The Story Why Black Sabbath Fired Ozzy | I Love Classic Rock Videos

Ozzy Osbourne in an interview with ABC11 - ABC11 / Youtube

Black Sabbath was in the midst of their career turmoil when the band decided to let go of their original lead singer, Ozzy Osbourne. Though drugs and alcohol were the main reasons why they had to fire the Prince of Darkness; there were several other reasons to know still.

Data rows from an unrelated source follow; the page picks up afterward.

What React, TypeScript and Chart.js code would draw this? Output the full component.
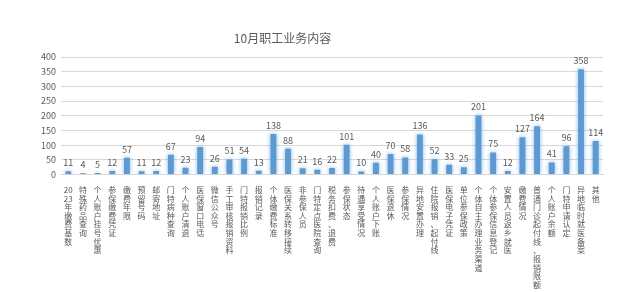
import React, { useEffect, useRef } from "react";
import { Chart, registerables } from "chart.js";

Chart.register(...registerables);

const TITLE = "10月职工业务内容";

const categories: string[] = [
  "2023年缴费基数",
  "特殊药品查询",
  "个人账户挂号优惠",
  "参保缴费凭证",
  "缴费年限",
  "预留号码",
  "邮寄地址",
  "门特病种查询",
  "个人账户清退",
  "医保窗口电话",
  "微信公众号",
  "手工审核报销资料",
  "门特报销比例",
  "报销记录",
  "个体缴费标准",
  "医保关系转移接续",
  "非参保人员",
  "门特定点医院查询",
  "税务扣费、退费",
  "参保状态",
  "待遇享受情况",
  "个人账户下账",
  "医保退休",
  "参保情况",
  "异地安置办理",
  "住院报销、起付线",
  "医保电子凭证",
  "单位参保政策",
  "个体自主办理业务渠道",
  "个体参保信息登记",
  "安置人员返乡就医",
  "缴费情况",
  "普通门诊起付线、报销限额",
  "个人账户余额",
  "门特申请认定",
  "异地临时就医备案",
  "其他",
];

const values: number[] = [
  11, 4, 5, 12, 57, 11, 12, 67, 23, 94, 26, 51, 54, 13, 138, 88, 21, 16, 22,
  101, 10, 40, 70, 58, 136, 52, 33, 25, 201, 75, 12, 127, 164, 41, 96, 358, 114,
];

const yMax = 400;
const yStep = 50;

const TEXT = "#595959";
const FONT = "'Noto Sans CJK SC', 'Noto Sans', sans-serif";

// split a label into vertical lines: one CJK char per line, digits in pairs
function verticalLines(s: string): string[] {
  const out: string[] = [];
  let digits = "";
  for (const ch of Array.from(s)) {
    if (/[0-9]/.test(ch)) {
      digits += ch;
      if (digits.length === 2) {
        out.push(digits);
        digits = "";
      }
    } else {
      if (digits) {
        out.push(digits);
        digits = "";
      }
      out.push(ch);
    }
  }
  if (digits) out.push(digits);
  return out;
}

const glowPlugin = {
  id: "glow",
  beforeDatasetsDraw(chart: any) {
    const ctx = chart.ctx;
    ctx.save();
    ctx.shadowColor = "rgba(91,155,213,0.75)";
    ctx.shadowBlur = 4;
    ctx.shadowOffsetX = 0;
    ctx.shadowOffsetY = 0;
  },
  afterDatasetsDraw(chart: any) {
    chart.ctx.restore();
  },
};

const labelPlugin = {
  id: "valueLabels",
  afterDraw(chart: any) {
    const ctx = chart.ctx;
    const meta = chart.getDatasetMeta(0);
    ctx.save();
    ctx.fillStyle = TEXT;
    ctx.font = `9px ${FONT}`;
    ctx.textAlign = "center";
    ctx.textBaseline = "bottom";
    meta.data.forEach((bar: any, i: number) => {
      ctx.fillText(String(values[i]), bar.x, bar.y - 4);
    });
    ctx.restore();
  },
};

const titlePlugin = {
  id: "customTitle",
  afterDraw(chart: any) {
    const ctx = chart.ctx;
    ctx.save();
    ctx.fillStyle = TEXT;
    ctx.font = `12px ${FONT}`;
    ctx.textAlign = "center";
    ctx.textBaseline = "middle";
    ctx.fillText(TITLE, chart.width * 0.452, 38);
    ctx.restore();
  },
};

export default function App() {
  const ref = useRef<HTMLCanvasElement | null>(null);

  useEffect(() => {
    document.body.style.margin = "0";
    if (!ref.current) return;
    const chart = new Chart(ref.current, {
      type: "bar",
      data: {
        labels: categories.map((c) => verticalLines(c)),
        datasets: [
          {
            data: values,
            backgroundColor: "#5B9BD5",
            borderWidth: 0,
            barPercentage: 0.4,
            categoryPercentage: 1,
          },
        ],
      },
      options: {
        responsive: false,
        animation: false,
        devicePixelRatio: 1,
        layout: { padding: { top: 57, left: 36, right: 22, bottom: 0 } },
        plugins: {
          legend: { display: false },
          title: { display: false },
          tooltip: { enabled: false },
        },
        scales: {
          x: {
            grid: { display: false },
            border: { display: true, color: "#D9D9D9" },
            ticks: {
              autoSkip: false,
              maxRotation: 0,
              minRotation: 0,
              padding: 3,
              color: TEXT,
              font: { family: FONT, size: 8, lineHeight: 1.08 },
            },
          },
          y: {
            min: 0,
            max: yMax,
            ticks: {
              stepSize: yStep,
              color: TEXT,
              padding: 5,
              font: { family: FONT, size: 9 },
            },
            grid: { color: "#D9D9D9", drawTicks: false },
            border: { display: false },
          },
        },
      },
      plugins: [glowPlugin, labelPlugin, titlePlugin],
    });
    return () => chart.destroy();
  }, []);

  return <canvas ref={ref} width={625} height={292} />;
}
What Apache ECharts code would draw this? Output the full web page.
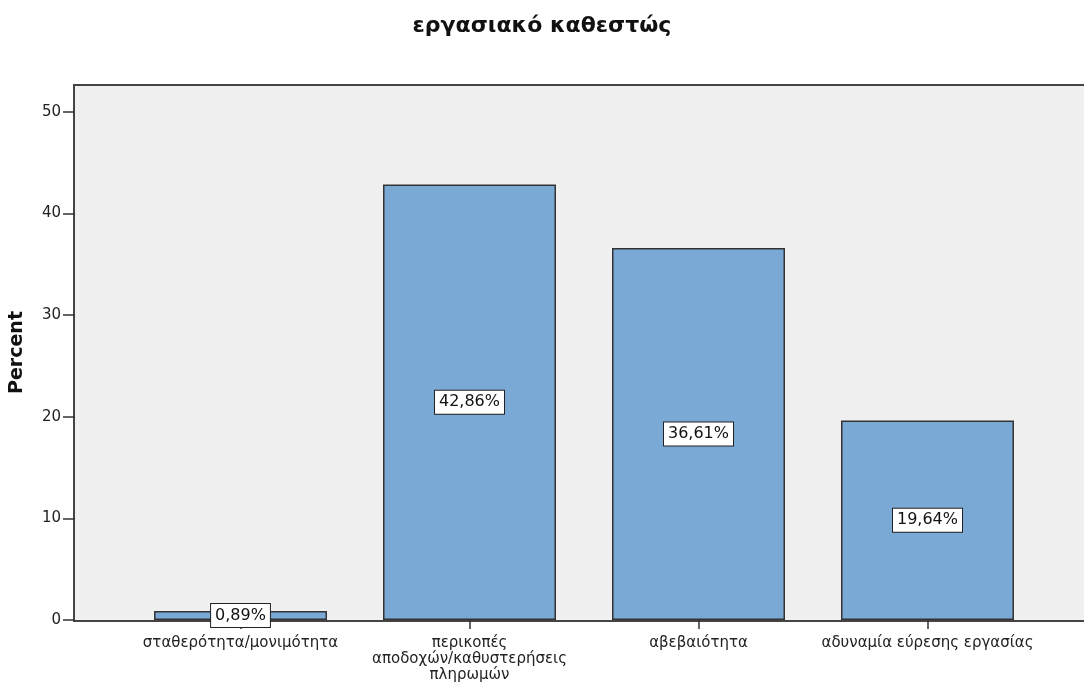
<!DOCTYPE html>
<html>
<head>
<meta charset="utf-8">
<script src="https://cdn.jsdelivr.net/npm/echarts@6/dist/echarts.min.js"></script>
<style>
  html, body { margin: 0; padding: 0; background: #ffffff; }
  #chart { width: 1084px; height: 683px; }
</style>
</head>
<body>
<div id="chart"></div>
<script>
// Employment status answers (percent of respondents)
const categories = [
  'σταθερότητα/μονιμότητα',
  'περικοπές\nαποδοχών/καθυστερήσεις\nπληρωμών',
  'αβεβαιότητα',
  'αδυναμία εύρεσης εργασίας'
];
const percents = [0.89, 42.86, 36.61, 19.64];
const yTicks = [0, 10, 20, 30, 40, 50];

const FONT = '"DejaVu Sans", sans-serif';

// Plot frame geometry (the shaded panel extends past the category band)
const frameLeft = 74, frameTop = 85, frameBottom = 621;
const gridLeft = 125, gridRight = 42;

const chart = echarts.init(document.getElementById('chart'));

chart.setOption({
  backgroundColor: '#ffffff',
  animation: false,
  title: {
    text: 'εργασιακό καθεστώς',
    left: 'center',
    top: 10,
    textStyle: { fontFamily: FONT, fontSize: 22, fontWeight: 'bold', color: '#111' }
  },
  graphic: [
    {
      type: 'rect',
      z: -10,
      silent: true,
      shape: { x: frameLeft, y: frameTop, width: 1084 - frameLeft + 20, height: frameBottom - frameTop },
      style: { fill: '#f0f0f0', stroke: '#444', lineWidth: 2 }
    }
  ],
  grid: {
    left: gridLeft,
    right: gridRight,
    top: frameTop,
    bottom: 683 - frameBottom,
    containLabel: false
  },
  xAxis: {
    type: 'category',
    data: categories,
    boundaryGap: true,
    axisLine: { show: false },
    axisTick: { show: true, alignWithLabel: true, length: 9, lineStyle: { color: '#333', width: 1.5 } },
    axisLabel: {
      margin: 15,
      fontFamily: FONT,
      fontSize: 15,
      color: '#222',
      lineHeight: 16,
      interval: 0
    }
  },
  yAxis: {
    type: 'value',
    min: 0,
    max: 52.65,
    interval: 10,
    offset: gridLeft - frameLeft,
    name: 'Percent',
    nameLocation: 'middle',
    nameGap: 48,
    nameRotate: 90,
    nameTextStyle: { fontFamily: FONT, fontSize: 19, fontWeight: 'bold', color: '#111' },
    splitLine: { show: false },
    axisLine: { show: false },
    axisTick: {
      show: true,
      length: 12,
      customValues: yTicks,
      lineStyle: { color: '#333', width: 1.5 }
    },
    axisLabel: {
      margin: 14,
      customValues: yTicks,
      fontFamily: FONT,
      fontSize: 15,
      color: '#222'
    }
  },
  series: [{
    type: 'bar',
    data: percents,
    barWidth: 173,
    itemStyle: { color: '#7aa9d6', borderColor: '#333', borderWidth: 1.5 },
    label: {
      show: true,
      position: 'inside',
      formatter: p => p.value.toFixed(2).replace('.', ',') + '%',
      fontFamily: FONT,
      fontSize: 16,
      color: '#111',
      backgroundColor: '#ffffff',
      borderColor: '#222',
      borderWidth: 1,
      padding: [4, 4, 3, 4]
    }
  }]
});
</script>
</body>
</html>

It was the year 1978 – the band was frustrated with the decline of their career following the commercial flops of 1976’s Technical Ecstasy and the latest, Never Say Die! Apart from that, they have to face direct competition from Van Halen who are rising young stars and eager to make names no matter what. And so, the members found companionship with booze, girls, and drugs – more notably with Osbourne.

“We just couldn’t continue with Ozzy,” Tony Iommi, Black Sabbath’s guitarist, said in an interview. “As much as everyone wanted us to, we just couldn’t do it. Nothing was happening and it would have meant the end of the band. We didn’t want to fire him but we had to if we wanted to continue.”

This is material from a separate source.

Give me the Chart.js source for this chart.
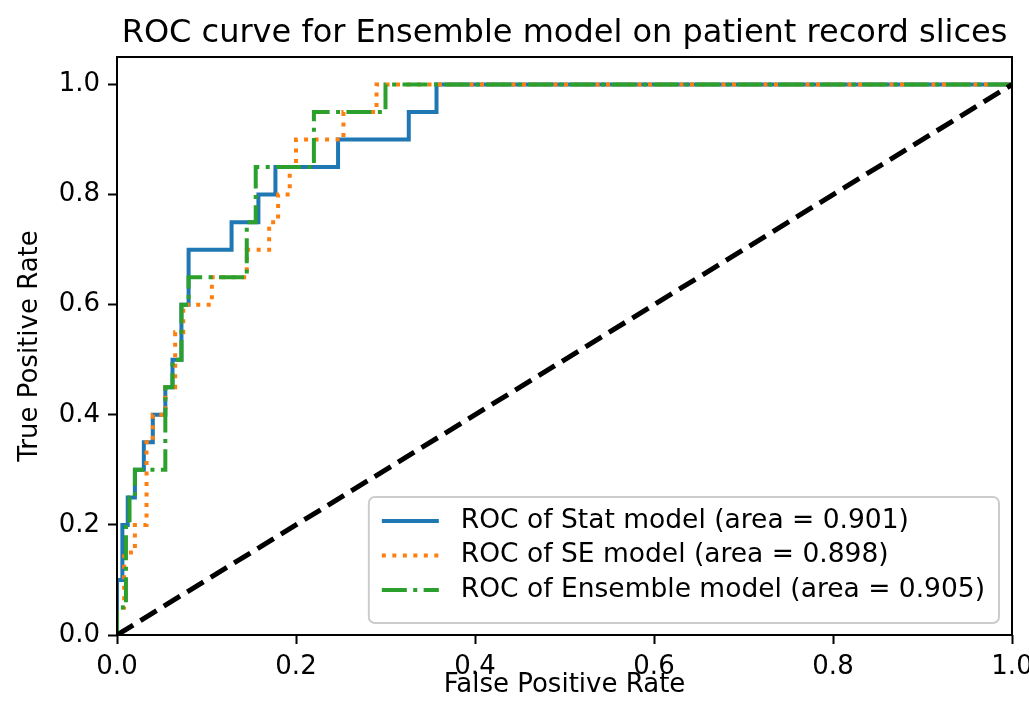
<!DOCTYPE html>
<html>
<head>
<meta charset="utf-8">
<script src="https://cdn.jsdelivr.net/npm/chart.js@4/dist/chart.umd.min.js"></script>
<style>
  body { margin: 0; background: #fff; }
  #roc { display: block; }
</style>
</head>
<body>
<canvas id="roc" width="1029" height="719"></canvas>
<script>
// ROC curve corner points
var statFpr = [0, 0, 0.006, 0.006, 0.012, 0.012, 0.02, 0.02, 0.03, 0.03, 0.04, 0.04, 0.054, 0.054, 0.062, 0.062, 0.072, 0.072, 0.08, 0.08, 0.128, 0.128, 0.158, 0.158, 0.177, 0.177, 0.247, 0.247, 0.326, 0.326, 0.357, 0.357, 1.0]
var statTpr = [0, 0.1, 0.1, 0.2, 0.2, 0.25, 0.25, 0.3, 0.3, 0.35, 0.35, 0.4, 0.4, 0.45, 0.45, 0.5, 0.5, 0.6, 0.6, 0.7, 0.7, 0.75, 0.75, 0.8, 0.8, 0.85, 0.85, 0.9, 0.9, 0.95, 0.95, 1.0, 1.0]

var seFpr = [0, 0, 0.008, 0.008, 0.02, 0.02, 0.033, 0.033, 0.04, 0.04, 0.054, 0.054, 0.065, 0.065, 0.074, 0.074, 0.106, 0.106, 0.145, 0.145, 0.17, 0.17, 0.18, 0.18, 0.193, 0.193, 0.2, 0.2, 0.253, 0.253, 0.29, 0.29, 1.0]
var seTpr = [0, 0.05, 0.05, 0.15, 0.15, 0.2, 0.2, 0.35, 0.35, 0.4, 0.4, 0.45, 0.45, 0.55, 0.55, 0.6, 0.6, 0.65, 0.65, 0.7, 0.7, 0.75, 0.75, 0.8, 0.8, 0.85, 0.85, 0.9, 0.9, 0.95, 0.95, 1.0, 1.0]

var ensFpr = [0, 0, 0.01, 0.01, 0.014, 0.014, 0.02, 0.02, 0.054, 0.054, 0.062, 0.062, 0.072, 0.072, 0.08, 0.08, 0.145, 0.145, 0.155, 0.155, 0.22, 0.22, 0.30, 0.30, 1.0]
var ensTpr = [0, 0.05, 0.05, 0.2, 0.2, 0.25, 0.25, 0.3, 0.3, 0.45, 0.45, 0.5, 0.5, 0.6, 0.6, 0.65, 0.65, 0.75, 0.75, 0.85, 0.85, 0.95, 0.95, 1.0, 1.0]

var chanceX = [0, 1]
var chanceY = [0, 1]

var modelNames = ["Stat", "SE", "Ensemble"]
var modelAreas = [0.901, 0.898, 0.905]

var xTicks = [0, 0.2, 0.4, 0.6, 0.8, 1.0]
var yTicks = [0, 0.2, 0.4, 0.6, 0.8, 1.0]

function pairs(xs, ys) {
    return xs.map(function (x, i) { return {x: x, y: ys[i]} })
}

function rocLabel(i) {
    return "ROC of " + modelNames[i] + " model (area = " + modelAreas[i].toFixed(3) + ")"
}

Chart.defaults.font.family = "'DejaVu Sans', sans-serif"
Chart.defaults.color = "#000"

// spines on all four sides + matplotlib style legend in the lower right
var frameAndLegend = {
    id: 'frameAndLegend',
    afterDatasetsDraw: function (chart) {
        var ctx = chart.ctx
        var a = chart.chartArea
        ctx.save()
        ctx.strokeStyle = "#000"
        ctx.lineWidth = 2
        ctx.strokeRect(a.left, a.top, a.right - a.left, a.bottom - a.top)

        var sets = chart.data.datasets.filter(function (d) { return d.inLegend })
        sets.sort(function (p, q) { return p.legendIndex - q.legendIndex })
        var fontSize = 26.5
        ctx.font = fontSize + "px 'DejaVu Sans'"
        var textW = 0
        sets.forEach(function (d) { textW = Math.max(textW, ctx.measureText(d.label).width) })
        var padL = 13, padR = 14, handle = 57, gap = 22, rowH = 34.5
        var w = padL + handle + gap + textW + padR
        var h = 126
        var right = a.right - 13, bottom = a.bottom - 12
        var left = right - w, top = bottom - h

        ctx.beginPath()
        ctx.roundRect(left, top, w, h, 6)
        ctx.fillStyle = "rgba(255,255,255,0.8)"
        ctx.fill()
        ctx.strokeStyle = "#cccccc"
        ctx.lineWidth = 2
        ctx.stroke()

        sets.forEach(function (d, i) {
            var y = top + 24 + rowH * i
            ctx.beginPath()
            ctx.setLineDash(d.borderDash || [])
            ctx.strokeStyle = d.borderColor
            ctx.lineWidth = d.borderWidth
            ctx.moveTo(left + padL, y)
            ctx.lineTo(left + padL + handle, y)
            ctx.stroke()
            ctx.setLineDash([])
            ctx.fillStyle = "#000"
            ctx.textBaseline = "middle"
            ctx.textAlign = "left"
            ctx.fillText(d.label, left + padL + handle + gap, y)
        })
        ctx.restore()
    }
}

var ctx = document.getElementById("roc")
var rocChart = new Chart(ctx, {
    type: 'line',
    data: {
        datasets: [{
            label: rocLabel(0),
            data: pairs(statFpr, statTpr),
            borderColor: '#1f77b4',
            borderWidth: 4,
            order: 4,
            inLegend: true,
            legendIndex: 0
        }, {
            label: rocLabel(1),
            data: pairs(seFpr, seTpr),
            borderColor: '#ff7f0e',
            borderWidth: 4,
            borderDash: [4, 6.5],
            order: 3,
            inLegend: true,
            legendIndex: 1
        }, {
            label: rocLabel(2),
            data: pairs(ensFpr, ensTpr),
            borderColor: '#2ca02c',
            borderWidth: 4,
            borderDash: [25, 6.4, 4, 6.4],
            order: 2,
            inLegend: true,
            legendIndex: 2
        }, {
            label: 'chance',
            data: pairs(chanceX, chanceY),
            borderColor: '#000',
            borderWidth: 5,
            borderDash: [19, 8.5],
            order: 1,
            inLegend: false
        }]
    },
    options: {
        responsive: false,
        animation: false,
        devicePixelRatio: 1,
        elements: {
            point: { radius: 0 },
            line: { tension: 0, borderCapStyle: 'butt', borderJoinStyle: 'miter' }
        },
        layout: { padding: { left: 0, right: 17, top: 0, bottom: 0 } },
        scales: {
            x: {
                type: 'linear',
                min: 0,
                max: 1,
                afterBuildTicks: function (s) { s.ticks = xTicks.map(function (v) { return {value: v} }) },
                afterFit: function (s) { s.height = 84; s.paddingLeft = 0; s.paddingRight = 0 },
                border: { display: false },
                grid: { drawOnChartArea: false, drawTicks: true, tickLength: 9, tickWidth: 2, tickColor: '#000' },
                ticks: {
                    padding: 8,
                    maxRotation: 0,
                    autoSkip: false,
                    font: { size: 26 },
                    callback: function (v) { return Number(v).toFixed(1) }
                },
                title: { display: true, text: 'False Positive Rate', font: { size: 26 }, padding: { top: 0, bottom: 18 } }
            },
            y: {
                type: 'linear',
                min: 0,
                max: 1.05,
                afterBuildTicks: function (s) { s.ticks = yTicks.map(function (v) { return {value: v} }) },
                afterFit: function (s) { s.width = 117; s.paddingTop = 0; s.paddingBottom = 0 },
                border: { display: false },
                grid: { drawOnChartArea: false, drawTicks: true, tickLength: 9, tickWidth: 2, tickColor: '#000' },
                ticks: {
                    padding: 8,
                    autoSkip: false,
                    font: { size: 26 },
                    callback: function (v) { return Number(v).toFixed(1) }
                },
                title: { display: true, text: 'True Positive Rate', font: { size: 26 }, padding: { top: 15, bottom: 0 } }
            }
        },
        plugins: {
            legend: { display: false },
            tooltip: { enabled: false },
            title: {
                display: true,
                fullSize: false,
                text: 'ROC curve for Ensemble model on patient record slices',
                font: { size: 32, weight: 'normal' },
                color: '#000',
                padding: { top: 14, bottom: 4.6 }
            }
        }
    },
    plugins: [frameAndLegend]
})
</script>
</body>
</html>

Osbourne was being a total slacker: excessively doing drugs, making up excuses why he can’t do rehearsals and refusing to do what needed to be done. This affected the dynamic inside the group; they couldn’t function well without their singer. What needs to be done has to be done sooner, or else, they have to break themselves up.

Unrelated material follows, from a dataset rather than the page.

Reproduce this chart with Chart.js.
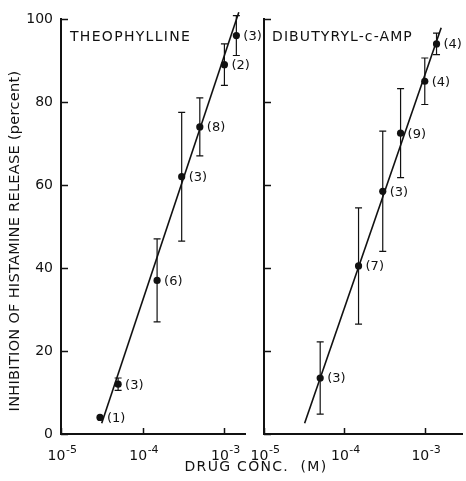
<!DOCTYPE html>
<html><head><meta charset="utf-8">
<script src="https://cdn.jsdelivr.net/npm/chart.js@4.4.1/dist/chart.umd.min.js"></script>
<style>
html,body{margin:0;padding:0;background:#fff;}
#wrap{position:relative;width:466px;height:481px;}
canvas{position:absolute;left:0;top:0;}
</style></head><body>
<div id="wrap"><canvas id="c1" width="466" height="481" style="width:466px;height:481px"></canvas><canvas id="c2" width="466" height="481" style="width:466px;height:481px"></canvas></div>
<script>
// ---- data ----
const theoConc = [3e-5, 5e-5, 1.5e-4, 3e-4, 5e-4, 1e-3, 1.4e-3];
const theoMean = [4, 12, 37, 62, 74, 89, 96];
const theoErr  = [0, 1.5, 10, 15.5, 7, 5, 4.8];
const theoN    = ['(1)', '(3)', '(6)', '(3)', '(8)', '(2)', '(3)'];
const theoLineConc = [3.15e-5, 1.5e-3];
const theoLineY    = [2.6, 101.6];

const dbcConc = [5e-5, 1.5e-4, 3e-4, 5e-4, 1e-3, 1.4e-3];
const dbcMean = [13.5, 40.5, 58.5, 72.5, 85, 94];
const dbcErr  = [8.7, 14, 14.5, 10.7, 5.6, 2.6];
const dbcN    = ['(3)', '(7)', '(3)', '(9)', '(4)', '(4)'];
const dbcLineConc = [3.2e-5, 1.6e-3];
const dbcLineY    = [2.6, 97.9];

const xTickValues = [1e-5, 1e-4, 1e-3];
const xTickExps   = ['-5', '-4', '-3'];
const yTickValues = [0, 20, 40, 60, 80, 100];

const INK = '#111';
const FONT = '"DejaVu Sans", sans-serif';

function pts(xs, ys) { return xs.map((x, i) => ({x: x, y: ys[i]})); }

function makePlugin(p) {
  return {
    id: 'panel_' + p.name,
    afterDatasetsDraw(chart) {
      const ctx = chart.ctx, xs = chart.scales.x, ys = chart.scales.y;
      const area = chart.chartArea;
      ctx.save();
      // error bars
      const meta = chart.getDatasetMeta(1);
      ctx.strokeStyle = INK; ctx.lineWidth = 1.2;
      p.err.forEach((e, i) => {
        if (!e) return;
        const px = meta.data[i].x;
        const t = ys.getPixelForValue(p.mean[i] + e), b = ys.getPixelForValue(p.mean[i] - e);
        ctx.beginPath();
        ctx.moveTo(px, t); ctx.lineTo(px, b);
        ctx.moveTo(px - 3.5, t); ctx.lineTo(px + 3.5, t);
        ctx.moveTo(px - 3.5, b); ctx.lineTo(px + 3.5, b);
        ctx.stroke();
      });
      // n labels
      ctx.fillStyle = INK;
      ctx.font = '13px ' + FONT;
      ctx.textAlign = 'left'; ctx.textBaseline = 'middle';
      p.n.forEach((s, i) => {
        const el = meta.data[i];
        ctx.fillText(s, el.x + 7, el.y + 1);
      });
      // inward tick marks
      ctx.lineWidth = 1.5;
      ctx.beginPath();
      const ax = ys.right;
      yTickValues.forEach(v => {
        const y = Math.round(ys.getPixelForValue(v)) + 0.5;
        ctx.moveTo(ax, y); ctx.lineTo(ax + 7, y);
      });
      xTickValues.forEach(v => {
        const x = Math.round(xs.getPixelForValue(v)) + 0.5;
        ctx.moveTo(x, xs.top); ctx.lineTo(x, xs.top - 6);
      });
      ctx.stroke();
      // x tick labels with superscript exponent
      xTickValues.forEach((v, i) => {
        const x = xs.getPixelForValue(v);
        ctx.font = '14px ' + FONT;
        const w1 = ctx.measureText('10').width;
        ctx.font = '11px ' + FONT;
        const w2 = ctx.measureText(xTickExps[i]).width;
        const x0 = x - (w1 + w2) / 2 + 1;
        ctx.textBaseline = 'alphabetic'; ctx.textAlign = 'left';
        ctx.font = '14px ' + FONT;
        ctx.fillText('10', x0, 460);
        ctx.font = '11px ' + FONT;
        ctx.fillText(xTickExps[i], x0 + w1 + 0.5, 453);
      });
      // panel title
      ctx.font = '14px ' + FONT;
      ctx.letterSpacing = p.ls + 'px';
      ctx.textAlign = 'left'; ctx.textBaseline = 'alphabetic';
      ctx.fillText(p.title, area.left + p.titleDx, 41);
      ctx.letterSpacing = '0px';
      if (p.extra) p.extra(ctx, chart);
      ctx.restore();
    }
  };
}

function makeChart(id, p) {
  return new Chart(document.getElementById(id), {
    type: 'scatter',
    data: {
      datasets: [
        {data: pts(p.lineConc, p.lineY), showLine: true, borderColor: INK, borderWidth: 1.6,
         pointRadius: 0, clip: false, order: 2},
        {data: pts(p.conc, p.mean), pointRadius: 3.6, pointBackgroundColor: INK,
         pointBorderColor: INK, borderWidth: 0, clip: false, order: 1}
      ]
    },
    options: {
      responsive: false, animation: false, devicePixelRatio: 1,
      layout: {padding: {top: 19, left: p.padLeft, right: p.padRight, bottom: 0}},
      plugins: {legend: {display: false}, tooltip: {enabled: false}},
      scales: {
        x: {type: 'logarithmic', min: 1e-5, max: p.xmax,
            grid: {display: false, drawTicks: false},
            border: {display: true, color: INK, width: 2},
            ticks: {display: false},
            afterFit: s => { s.height = 47; }},
        y: {min: 0, max: 100,
            grid: {display: false, drawTicks: false},
            border: {display: true, color: INK, width: 2},
            ticks: {display: p.yLabels, stepSize: 20, padding: 8, color: INK,
                    font: {family: FONT, size: 14}},
            afterFit: s => { s.width = p.yWidth; }}
      }
    },
    plugins: [makePlugin(p)]
  });
}

makeChart('c1', {
  name: 'theo', conc: theoConc, mean: theoMean, err: theoErr, n: theoN,
  lineConc: theoLineConc, lineY: theoLineY, xmax: Math.pow(10, -2.748),
  padLeft: 0, padRight: 221, yWidth: 61, yLabels: true,
  title: 'THEOPHYLLINE', titleDx: 9, ls: 1.3,
  extra: (ctx) => {
    ctx.fillStyle = INK;
    ctx.font = '14.5px ' + FONT;
    ctx.letterSpacing = '0.3px';
    ctx.save();
    ctx.translate(15, 241);
    ctx.rotate(-Math.PI / 2);
    ctx.textAlign = 'center'; ctx.textBaseline = 'middle';
    ctx.fillText('INHIBITION OF HISTAMINE RELEASE (percent)', 0, 0);
    ctx.restore();
    ctx.font = '14px ' + FONT;
    ctx.letterSpacing = '1.3px';
    ctx.textAlign = 'center'; ctx.textBaseline = 'middle';
    ctx.fillText('DRUG CONC.  (M)', 256, 467);
    ctx.letterSpacing = '0px';
    ctx.textAlign = 'left';
  }
});

makeChart('c2', {
  name: 'dbc', conc: dbcConc, mean: dbcMean, err: dbcErr, n: dbcN,
  lineConc: dbcLineConc, lineY: dbcLineY, xmax: Math.pow(10, -2.537),
  padLeft: 250, padRight: 1, yWidth: 14, yLabels: false,
  title: 'DIBUTYRYL-c-AMP', titleDx: 8, ls: 1.1
});
</script>
</body></html>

Sabbath was the one thing that Osbourne was confident enough to be himself, seeing that he’d suffered severe abuse from both his family and friends. By firing him, it meant that his confidence plummeted as well. In his autobiography “I Am Ozzy,” the singer explained the brutal punishment of departing the band, which to him was a bit unfair, knowing that it wasn’t only him who was making excuses for getting high and being a raging alcoholic. Drummer Bill Ward and Iommi were also chained with that pleasure; Geezer Butler quit 2 years ago.

“I’d be lying if I said I didn’t feel betrayed by what happened with Black Sabbath,” he wrote in the book. “And firing me for being f***ed up was hypocritical bulls**t. We were all f***ed up. If you’re stoned and I’m stoned and you’re telling me that I’m fired because I’m stoned how can that be? Because I’m slightly more stoned than you are?”

But the turbulent story of the original Black Sabbath had to come to an end for them to rise again. Ozzy went solo and become one of the greatest metal gods of all time; meanwhile, Sabbath found their footing once more with Ronnie James Dio and enjoyed success with several lead vocalists from then on. All’s well that ends well.